Take one look at our world and it’s clear we need technology on the shop floor.
Like most people, I go online to get the latest news whenever and wherever I want. The other day, I came across a fascinating photo in my news feed of the crowds of the Catholic faithful waiting in St. Peters Basilica to hear the first words of newly elected Pope Francis. The photo (seen here), shows a veritable sea of cell phones and tablets, ready to capture the moment digitally. The NBC News Photo Blog compared this moment to a photo of the funeral of Pope John Paul II in 2005.
The setting in both photos is almost identical, but the ghost-white glow of the screens making pools of light in the darkness mark one photo as modern. Clearly, technology is shaping our world. Not even the venerable Catholic Church can stop it, and why would they? Technology is bringing us closer together, and allowing everyone to share in a historic moment.
Think deeper, and these photos offer a stark warning to manufacturing. Technology is shaping our world and daily processes. Today, even the most disciplined and efficient shop floor needs to embrace technology and put aside outdated paper-based processes or risk increasing inefficiency. Here’s what I mean:
Technology has become commonplace.
I recently saw a woman using a tablet for her shopping list with an app to compare products. Cell phones are plugged into cars for hands-free driving. Soon, watches and eyeglasses will hold computers. Even my four-year-old knows how to find music and movies on my smartphone.
We’ve reached a technology saturation point when a moment steeped in tradition – the selection of a new Pope – becomes a showcase for technology and social media, and we aren’t even shocked at the technological brazenness At this point, an industry still relying on paper records and bound work orders has added unnecessary complexity and risk because common standards don’t support their current processes. How can you expect a shop floor worker who turns on a cell phone for driving directions to pick up and quickly work from a stack of papers? Is it a stretch to imagine the difficulty an employee will have flipping through an appendix, rather than doing a key word search, for information? At some point, you risk the tools on your shop floor becoming obsolete. We are a generation taught to embrace mobile manufacturing.
I’m not suggesting a paper-based system won’t work, or the modern shop floor can’t decipher work plans on paper, but we can no longer assume a digital shop floor adds complexity. Our society accepts and expects technology. Paper-based plans are the format holding greater risk, especially in the hands of a worker living in the digital age.
Our world is interconnected.
It is easy to imagine the tweets, status updates, instagrams, and more capturing the moment Pope Francis first spoke to the world. It was an event shared by billions in a way that wouldn’t have been possible 10 years ago.

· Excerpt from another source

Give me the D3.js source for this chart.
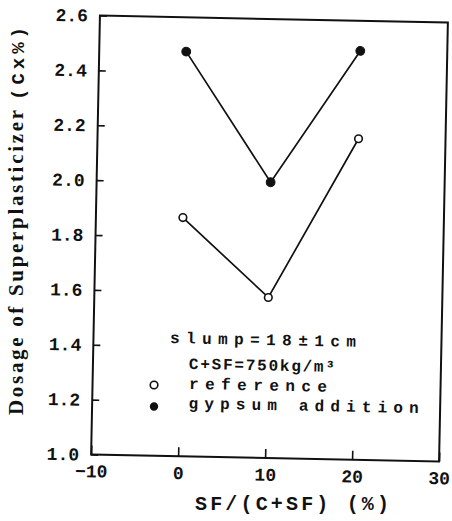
<!DOCTYPE html>
<html>
<head>
<meta charset="utf-8">
<script src="https://cdn.jsdelivr.net/npm/d3@7"></script>
<style>
  html, body { margin: 0; padding: 0; background: #fff; }
  svg { display: block; }
  .mono { font-family: "Liberation Mono", "DejaVu Sans Mono", monospace; font-weight: bold; fill: #111; }
  .serif { font-family: "Liberation Serif", "DejaVu Serif", serif; font-weight: bold; fill: #111; }
</style>
</head>
<body>
<svg id="chart" width="452" height="521"></svg>
<script>
// SF replacement level, % of total binder
const sfLevels = [0, 10, 20];
// superplasticizer dosage (% of cement mass) for each series
const referenceDosage = [1.87, 1.585, 2.17];
const gypsumDosage = [2.475, 2.005, 2.49];
const seriesNames = ["reference", "gypsum addition"];
const xTicks = [-10, 0, 10, 20, 30];
const yTicks = [1.0, 1.2, 1.4, 1.6, 1.8, 2.0, 2.2, 2.4, 2.6];

const svg = d3.select("#chart");
const plot = { left: 95.5, right: 443.5, top: 19, bottom: 458 };

const x = d3.scaleLinear().domain([-10, 30]).range([plot.left, plot.right]);
const y = d3.scaleLinear().domain([1.0, 2.6]).range([plot.bottom, plot.top]);

// the printed figure sits slightly tilted on the page
const g = svg.append("g").attr("transform", "rotate(1.15, 269.5, 238.5)");

// frame
g.append("rect")
  .attr("x", plot.left).attr("y", plot.top)
  .attr("width", plot.right - plot.left).attr("height", plot.bottom - plot.top)
  .attr("fill", "none").attr("stroke", "#111").attr("stroke-width", 2);

// left axis: inward ticks, labels
const yAxis = d3.axisLeft(y).tickValues(yTicks).tickSizeInner(-7).tickSizeOuter(0)
  .tickPadding(12).tickFormat(d3.format(".1f"));
const ya = g.append("g").attr("transform", `translate(${plot.left},0)`).call(yAxis);
ya.select(".domain").remove();
ya.selectAll(".tick line").attr("stroke", "#111").attr("stroke-width", 1.6);
ya.selectAll(".tick text")
  .attr("class", "mono").attr("font-size", 18).attr("fill", "#111")
  .attr("dy", "0.32em");

// bottom axis
const xAxis = d3.axisBottom(x).tickValues(xTicks).tickSizeInner(-9).tickSizeOuter(0)
  .tickPadding(12).tickFormat(d => d < 0 ? "\u2212" + Math.abs(d) : String(d));
const xa = g.append("g").attr("transform", `translate(0,${plot.bottom})`).call(xAxis);
xa.select(".domain").remove();
xa.selectAll(".tick line").attr("stroke", "#111").attr("stroke-width", 1.6);
xa.selectAll(".tick text")
  .attr("class", "mono").attr("font-size", 18).attr("fill", "#111").attr("dy", "0.6em");

// series
const line = d3.line().x(d => x(d[0])).y(d => y(d[1]));
const refPts = sfLevels.map((s, i) => [s, referenceDosage[i]]);
const gypPts = sfLevels.map((s, i) => [s, gypsumDosage[i]]);

[refPts, gypPts].forEach(pts => {
  g.append("path").datum(pts).attr("d", line)
    .attr("fill", "none").attr("stroke", "#111").attr("stroke-width", 1.7);
});

g.selectAll("circle.ref").data(refPts).join("circle")
  .attr("class", "ref")
  .attr("cx", d => x(d[0])).attr("cy", d => y(d[1])).attr("r", 3.8)
  .attr("fill", "#fff").attr("stroke", "#111").attr("stroke-width", 1.6);

g.selectAll("circle.gyp").data(gypPts).join("circle")
  .attr("class", "gyp")
  .attr("cx", d => x(d[0])).attr("cy", d => y(d[1])).attr("r", 4.4)
  .attr("fill", "#111").attr("stroke", "#111").attr("stroke-width", 1);

// annotation and legend
const note = g.append("g");
note.append("text").attr("class", "mono").attr("font-size", 16)
  .attr("x", 172).attr("y", 345).attr("textLength", 186).attr("lengthAdjust", "spacing")
  .text("slump=18\u00b11cm");
note.append("text").attr("class", "mono").attr("font-size", 16)
  .attr("x", 191.5).attr("y", 370.5).attr("textLength", 146).attr("lengthAdjust", "spacing")
  .text("C+SF=750kg/m\u00b3");
note.append("circle").attr("cx", 157).attr("cy", 387.3).attr("r", 3.8)
  .attr("fill", "#fff").attr("stroke", "#111").attr("stroke-width", 1.6);
note.append("circle").attr("cx", 157.4).attr("cy", 408.8).attr("r", 4.2)
  .attr("fill", "#111");
note.selectAll("text.leg").data(seriesNames).join("text")
  .attr("class", "mono leg").attr("font-size", 16)
  .attr("x", 192).attr("y", (d, i) => i === 0 ? 390.5 : 410)
  .attr("textLength", (d, i) => i === 0 ? 138 : 230).attr("lengthAdjust", "spacing")
  .text(d => d);

// axis titles
svg.append("text").attr("class", "mono").attr("font-size", 20)
  .attr("x", 195).attr("y", 510).attr("textLength", 194).attr("lengthAdjust", "spacing")
  .text("SF/(C+SF) (%)");

const yt = svg.append("g").attr("transform", "translate(23,0) rotate(-90)");
yt.append("text").attr("class", "serif").attr("font-size", 21)
  .attr("x", -415).attr("y", 0).attr("textLength", 305).attr("lengthAdjust", "spacing")
  .text("Dosage of Superplasticizer");
yt.append("text").attr("class", "mono").attr("font-size", 19)
  .attr("x", -100).attr("y", 1).attr("textLength", 73).attr("lengthAdjust", "spacing")
  .text("(Cx%)");
</script>
</body>
</html>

No longer are we speculating about an “interconnected” world, we are living it. So why is it so difficult to get messages from the shop floor? Currently, most of us deal with multi-media communication on a daily basis. We pass information through phone calls, text messages, browse message boards on forums and status updates on news feeds. We are comfortable making sense of an array of messages to get the information we need. Relying on a single, inefficient media source holds back the shop floor, especially with workers used to the collaborative nature of an interconnected world.
Another way to think of it…. Why do we struggle to get a message across an organization when anyone with a smartphone can do the same thing more effectively in less than 15 seconds?

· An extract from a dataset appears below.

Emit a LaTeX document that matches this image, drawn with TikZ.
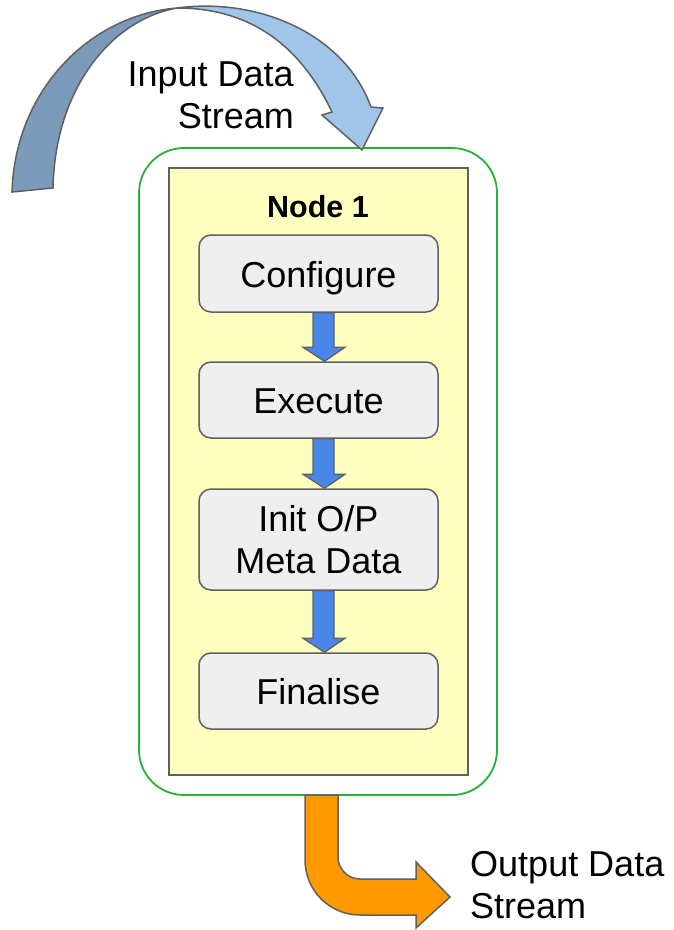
\documentclass[tikz,border=0pt]{standalone}
\usepackage{fontspec}
\setmainfont{Liberation Sans}
\usetikzlibrary{calc}
\definecolor{grnline}{RGB}{38,176,56}
\definecolor{ylwfill}{RGB}{255,255,192}
\definecolor{boxfill}{RGB}{239,239,239}
\definecolor{edge}{RGB}{96,96,96}
\definecolor{arrblue}{RGB}{74,134,232}
\definecolor{darkblue}{RGB}{124,155,186}
\definecolor{lightblue}{RGB}{159,197,232}
\definecolor{orng}{RGB}{255,153,0}
\tikzset{
  stepbox/.style={draw=edge, line width=1.5pt, fill=boxfill, rounded corners=12pt,
    minimum width=239pt, align=center, inner sep=0pt,
    font=\fontsize{36}{42}\selectfont},
  oneline/.style={text height=27pt, text depth=0pt},
  blkarrow/.style={draw=edge, line width=1.3pt, fill=arrblue, line join=miter},
  bigarrow/.style={draw=edge, line width=1.5pt, line join=miter},
  lbl/.style={inner sep=0pt, font=\fontsize{36}{42}\selectfont}
}
\newcommand\blkarrow[2]{%
  \filldraw[blkarrow] let \p1=(#1.south), \p2=(#2.north) in
    (\x1-5.5pt,\y1) -- (\x1+15.5pt,\y1) -- (\x1+15.5pt,\y2+14pt) --
    (\x1+26.5pt,\y2+14pt) -- (\x1+6pt,\y2) -- (\x1-15.5pt,\y2+14pt) --
    (\x1-5.5pt,\y2+14pt) -- cycle;}
\begin{document}
\begin{tikzpicture}[x=1pt,y=-1pt]
\useasboundingbox (0,0) rectangle (673,930);
% green container
\node[draw=grnline, line width=1.8pt, rounded corners=45pt, minimum width=358pt,
  minimum height=647pt, inner sep=0pt] (grn) at (318,471.5) {};
% yellow node
\node[draw=edge, line width=2pt, fill=ylwfill, minimum width=299pt,
  minimum height=607pt, inner sep=0pt] (ylw) at (318.5,471.5) {};
\node[anchor=base, inner sep=0pt, font=\fontsize{30.5}{36}\selectfont\bfseries]
  (title) at (318,217) {Node 1};
% steps
\node[stepbox, oneline, minimum height=77pt] (cfg) at (318.5,273.5) {Configure};
\node[stepbox, oneline, minimum height=76pt] (exe) at (318.5,400) {Execute};
\node[stepbox, minimum height=101pt] (init) at (318.5,539.5) {Init O/P\\Meta Data};
\node[stepbox, oneline, minimum height=76pt] (fin) at (318.5,691) {Finalise};
\blkarrow{cfg}{exe}
\blkarrow{exe}{init}
\blkarrow{init}{fin}
% input arrow
\filldraw[bigarrow, fill=darkblue] (12,192) .. controls (15,90) and (90,15) .. (177,8)
  .. controls (110,20) and (55,90) .. (53,188) -- cycle;
\filldraw[bigarrow, fill=lightblue] (177,8) .. controls (260,-3) and (345,35) .. (371,107)
  -- (383,108) -- (362,150) -- (322,115) -- (332,112)
  .. controls (300,45) and (250,8) .. (177,8) -- cycle;
\node[lbl, anchor=base east, align=right] (inp) at (294,128) {Input Data\\Stream};
% output arrow
\filldraw[bigarrow, fill=orng] (305,795) -- (305,860)
  .. controls (305,890.4) and (329.6,915) .. (360,915) -- (416,915) -- (416,928)
  -- (450,897) -- (416,862) -- (416,879) -- (360,879)
  .. controls (347.9,879) and (338,869.1) .. (338,857) -- (338,795) -- cycle;
\node[lbl, anchor=base west, align=left] (outp) at (470,918) {Output Data\\Stream};
\end{tikzpicture}
\end{document}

We are a society based on real time information.
At one time, we used to wait for the morning paper to get the “latest” news. Now, every smartphone and tablet is a little sponge soaking up data and disseminating it relentlessly across the world in real time. This is slowly driving newspapers out of business. News is old before a paper can print it.
We’ve come to expect an immediate answer to our questions, and if we don’t get it, we assume something is wrong. This is a problem for manufacturers who haven’t converted to a digital shop floor. What message are you sending your customers when you can’t give an immediate update on an order? How detailed are your order records, and how quickly can you assemble a report? Today anyone with a smart phone can get answers wherever they are. What does it say about your business if you need a day or more to answer a simple question? Will your customers trust you to produce high-quality goods if you can’t produce a complete and accurate as-built record?

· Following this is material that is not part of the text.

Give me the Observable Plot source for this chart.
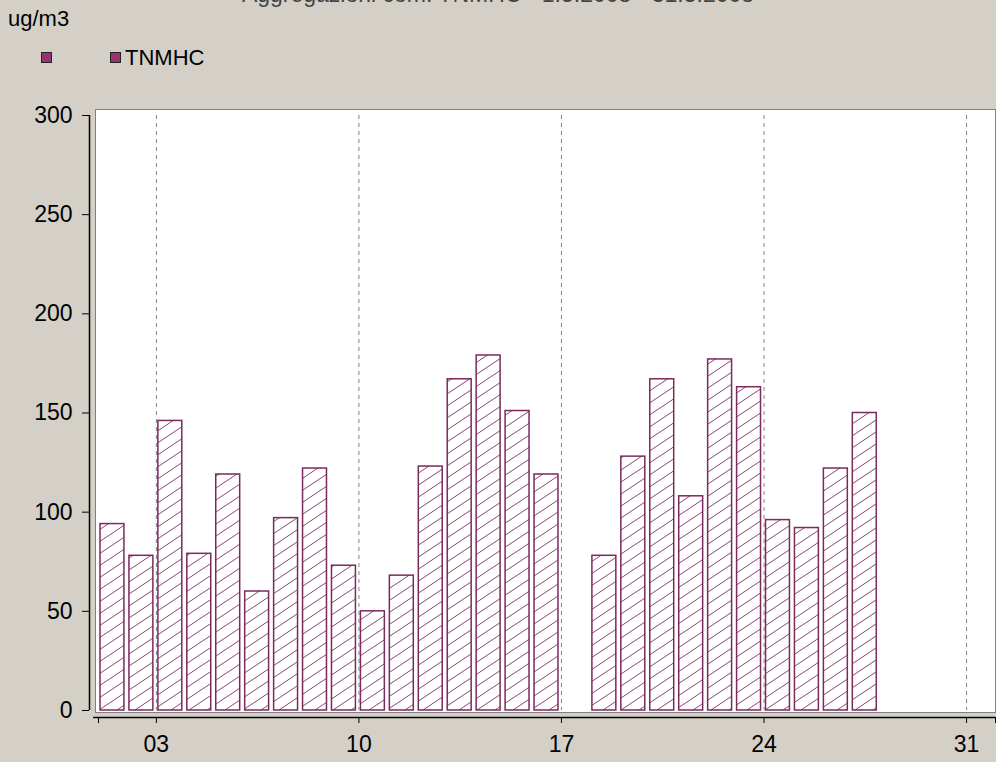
<!DOCTYPE html>
<html>
<head>
<meta charset="utf-8">
<script src="https://cdn.jsdelivr.net/npm/d3@7"></script>
<script src="https://cdn.jsdelivr.net/npm/@observablehq/plot@0.6"></script>
<style>
  html, body { margin: 0; padding: 0; background: #d4d0c8; }
  #wrap { position: relative; width: 996px; height: 762px; overflow: hidden; background: #d4d0c8;
          font-family: "Liberation Sans", Arial, sans-serif; }
  #head { position: relative; width: 996px; height: 80px; }
  #title { position: absolute; left: 0; width: 996px; top: -19px; text-align: center; font-size: 23px; color: #444; white-space: nowrap; }
  #unit { position: absolute; left: 8px; top: 6px; font-size: 22px; color: #000; }
  .sw { position: absolute; width: 9px; height: 9px; background: #97336e; border: 1px solid #222; }
  #leg { position: absolute; left: 125px; top: 45px; font-size: 22px; color: #000; }
  svg { display: block; }
</style>
</head>
<body>
<div id="wrap">
  <div id="head">
    <div id="title">Aggregazioni com. TNMHC - 1.5.2008 - 31.5.2008</div>
    <div id="unit">ug/m3</div>
    <div class="sw" style="left:41px; top:52px;"></div>
    <div class="sw" style="left:110px; top:52px;"></div>
    <div id="leg">TNMHC</div>
  </div>
  <div id="chart"></div>
</div>
<script>
// Data (day of month, TNMHC in ug/m3)
const days   = [1, 2, 3, 4, 5, 6, 7, 8, 9, 10, 11, 12, 13, 14, 15, 16, 18, 19, 20, 21, 22, 23, 24, 25, 26, 27];
const values = [94, 78, 146, 79, 119, 60, 97, 122, 73, 50, 68, 123, 167, 179, 151, 119, 78, 128, 167, 108, 177, 163, 96, 92, 122, 150];
const xTickValues = [3, 10, 17, 24, 31];
const xTickLabels = ["03", "10", "17", "24", "31"];
const yTickValues = [0, 50, 100, 150, 200, 250, 300];
const seriesName = "TNMHC";

const data = days.map((d, i) => ({day: d, value: values[i], series: seriesName}));

const chart = Plot.plot({
  width: 996,
  height: 682,
  marginTop: 35,
  marginBottom: 52,
  marginLeft: 98,
  marginRight: 1,
  style: {background: "transparent", fontFamily: "'Liberation Sans', Arial, sans-serif", fontSize: "23px", color: "#000", overflow: "visible"},
  x: {domain: [1, 32]},
  y: {domain: [0, 300]},
  marks: [
    Plot.frame({fill: "white", stroke: "#808080", insetLeft: -3, insetTop: -6, insetBottom: -2}),
    Plot.gridX(xTickValues, {stroke: "#808080", strokeOpacity: 1, strokeDasharray: "4,4", strokeWidth: 1}),
    Plot.rectY(data, {
      x1: "day", x2: d => d.day + 1, y: "value",
      fill: "url(#hatch)", stroke: "#7b2a5c", strokeWidth: 1.5,
      insetLeft: 2, insetRight: 3
    }),
    // y axis
    Plot.ruleX([1], {y1: 0, y2: 300, dx: -9, stroke: "#000", strokeWidth: 1.5}),
    Plot.axisY(yTickValues, {tickSize: 7, tickPadding: 10, dx: -9, stroke: "#000", fill: "#000", fontSize: 23, label: null}),
    // x axis
    Plot.ruleY([0], {x1: 0.83, x2: 32, dy: 7, stroke: "#000", strokeWidth: 1.5}),
    Plot.axisX([1, 32], {tickSize: 6, dy: 7, tickFormat: () => "", label: null, stroke: "#000"}),
    Plot.axisX(xTickValues, {tickSize: 6, tickPadding: 12, dy: 7, tickFormat: (d, i) => xTickLabels[xTickValues.indexOf(d)], fill: "#000", stroke: "#000", fontSize: 23, label: null})
  ]
});

// hatch pattern definition
const ns = "http://www.w3.org/2000/svg";
const defs = document.createElementNS(ns, "defs");
defs.innerHTML = `<pattern id="hatch" patternUnits="userSpaceOnUse" width="18" height="12">
  <rect width="18" height="12" fill="white"/>
  <path d="M0,12L18,0M-3,2L3,-2M15,14L21,10" stroke="#8a4576" stroke-width="1"/>
</pattern>`;
chart.insertBefore(defs, chart.firstChild);

document.getElementById("chart").appendChild(chart);
</script>
</body>
</html>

As manufacturers, we need to remember every interaction with customers is building our brand. So what does our shop floor say about us? What message is your information management system sending your best customers? Consider the recent picture of St. Peter’s Basilica, is it difficult to imagine a digital shop floor?
Your current processes may work for you and your team, but what message is it sending your customers, or your employees? Are you maximizing the efforts of the shop floor by expecting them to use tools less effective than the phone in their pocket? Compare the photos of St. Peter’s Basilica in the NBC News Photo Blog. Our world is changing faster than ever before, driven by innovations in technology. We live in a digital, interconnected world with access to a wealth of real-time information. Can you afford to put off a shop floor improvement project any longer?